The assessee company is a wholly owned step down subsidiary of YRIPL for undertaking the activities relating to Advertising, Marketing and Promotion (“AMP activities”). As per the Secretariat for Industrial Assistance (“SIA”), the assessee company was obligated to operate on a “non-profit” basis. The assessee company entered into Tripartite Agreement with YRIPL and its franchisees as per which the assessee company was to receive fixed contributions to the extent of 5% of “gross sales” achieved by the Franchisee. The said amount was to be utilised for the proper conduct of the AMP activities for the mutual benefit of the parent company and the franchisees only. During the year under consideration, the assessee company has also provided services relating to AMP activities to M/s. Pepsi Food Ltd. (“Pepsi”) on contribution made by it even though Pepsi is not a franchisee and no such tripartite agreement with Pepsi exists as with franchisee.

The assessee filed its return of income for the year under consideration declaring “nil” income. The claim of the assessee was based on the understanding that the surplus generated due to receipt and expenditure is the contributor’s own money and cannot be used for any other purpose. The assessee further claimed that there is complete identity between the contributors and beneficiary which is the main test to be applied for determining the mutuality. It was also submitted that merely because new contributors are added and some leave does not mean that the doctrine will get defeated till the funds are being used for the mutual benefit of the contributors.

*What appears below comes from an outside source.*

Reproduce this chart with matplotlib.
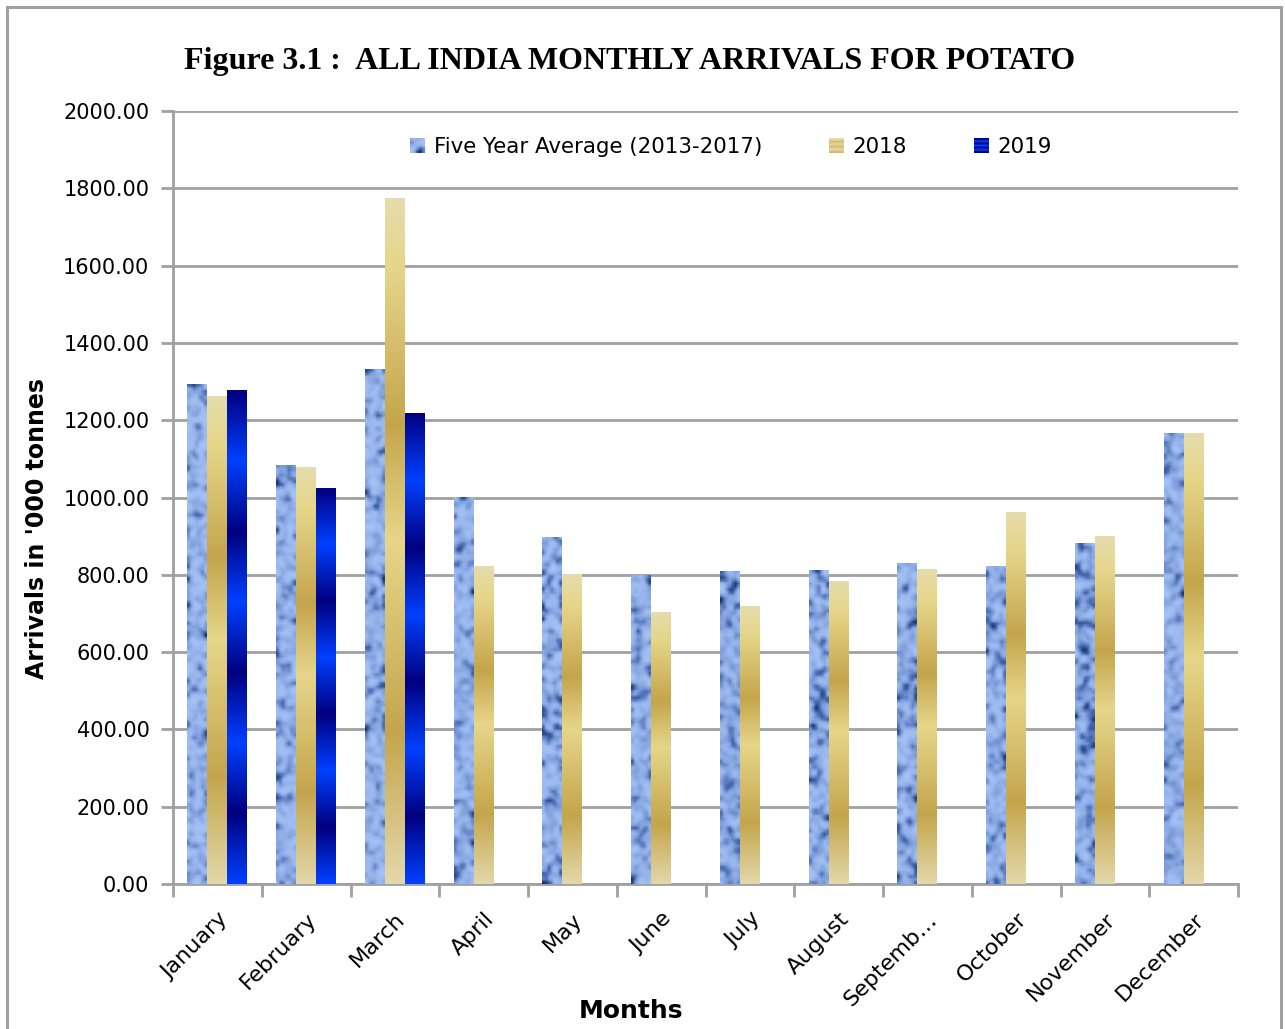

The AO and subsequent authorities rejected the claim on the following grounds :

a) Activity had taint of commerciality since non-member Pepsi joined as contributor and the said contribution was not used for the purpose of marketing of Pepsi but for marketing of Yum brand for the benefit of franchisee.

b) YRIPL was not under any obligation to contribute as per terms of Tripartite Agreement. The agreement gave an option to YRIPL whether to contribute or not. However, the benefit of marketing was available to YRIPL. Hence the test of complete identity between contributor and the beneficiary was totally lost.

c) Contributions was also received from Pepsi which is neither a “franchisee” nor a “beneficiary”. This transaction with Pepsi was a purely commercial transaction and hence it could not be said that the franchisee operated on the basis of mutuality.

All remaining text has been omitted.